Untuk mengisi kekosongan jabatan ini, Vatikan memilih Mgr. Marcellinus van Soest sebagai Administrator Apostolik. Jabatan Administrator Apostolik hanyalah bersifat sementara hingga muncul pejabat resminya. Artinya, jika suatu saat Gereja Keuskupan Pangkalpinang sudah mempunyai pimpinan barunya, maka Mgr. van Soest mundur secara otomatis. Itulah yang terjadi ketika Vatikan memilih Gabriel van der Westen sebagai Vikaris Apostolik Pangkalpinang. Ini sebagai konsekuensi atas perubahan status dari Prefektur Apostolik ke Vikaris Apostolik.
Setelah kurang lebih 28 tahun berkarya, dan meskipun waktu pensiunnya masih
panjang, Mgr. van der Westen memilih mundur dari jabatannya. Sekali lagi kasus
seperti Mgr. van Soest terjadi lagi. Vatikan memilih Rolf Reichenbach sebagai
Administrator Apostolik. Posisi Mgr. Reichenbach segera berhenti sejak
terpilihnya Hilarius Moa Nurak sebagai Uskup Keuskupan Pangkalpinang. Hingga
saat ini Gereja Keuskupan Pangkalpinang masih dipimpin oleh Mgr. Hilarius.

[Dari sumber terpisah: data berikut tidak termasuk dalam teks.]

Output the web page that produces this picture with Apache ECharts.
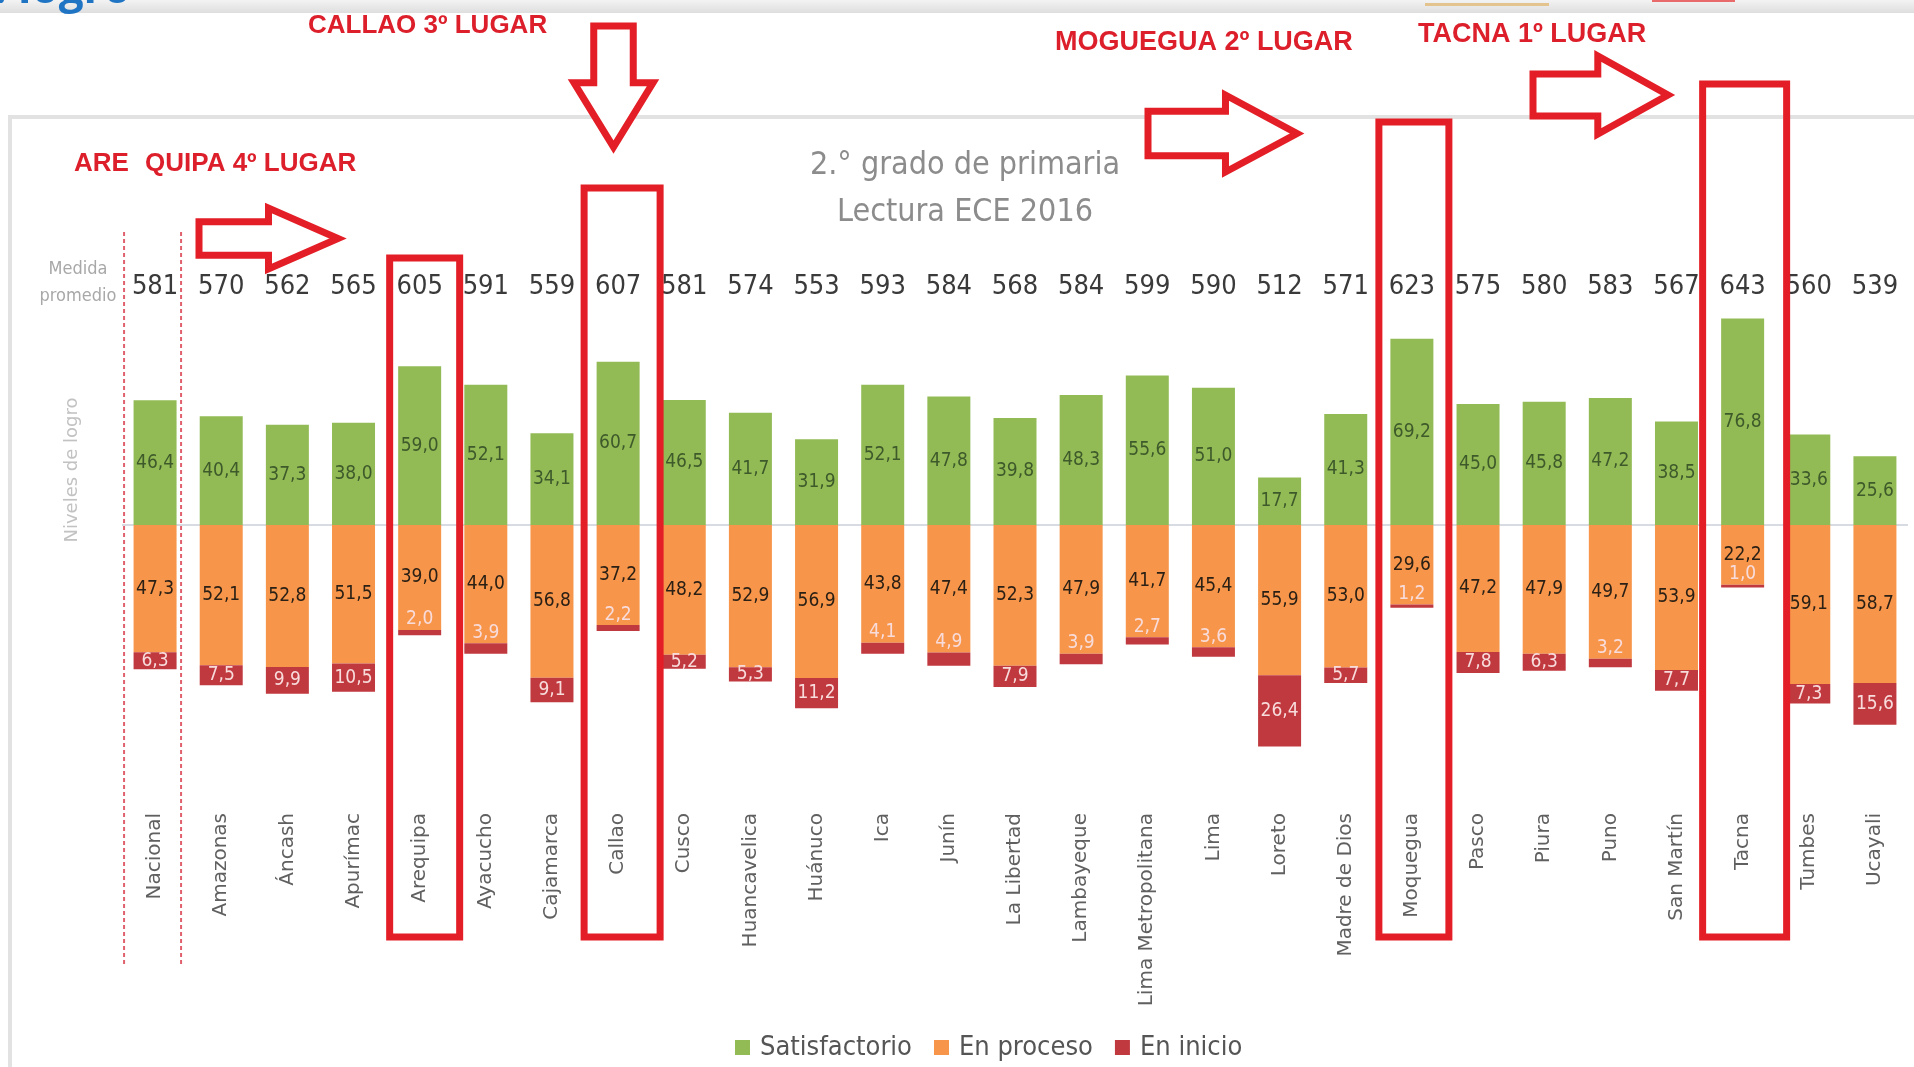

Tercatat empat tahun lagi beliau memasuki usia pensiun. Artinya, empat tahun
lagi beliau masih akan memimpin keuskupan ini lalu berhenti.
Jadi, keputusan mundur dari jabatan bukanlah sesuatu hal yang baru dalam
sejarah Gereja Keuskupan Pangkalpinang. Malah bisa dikatakan bahwa keputusan
mundur lebih dominan. Bagaimana dengan uskup sekarang ini? Apakah empat tahun
lagi baru berhenti atau dalam masa empat tahun ini beliau memilih mundur? Hanya
Tuhan dan beliau saja yang tahu.
Ada banyak alasan kenapa orang berusaha mempertahankan jabatannya. Selain
karena kenyamanan dengan jabatan itu, mundur juga dilihat sebagai keputusan
seorang pengecut. Banyak orang berpikir bahwa keputusan mundur akan
mendatangkan aib. Makanya banyak orang Indonesia, entah di lembaga sipil
pemerintahan maupun Gereja, malu untuk menyatakan mundur dari jabatan. Inilah
yang selalu ada dalam alam pikiran orang Indonesia.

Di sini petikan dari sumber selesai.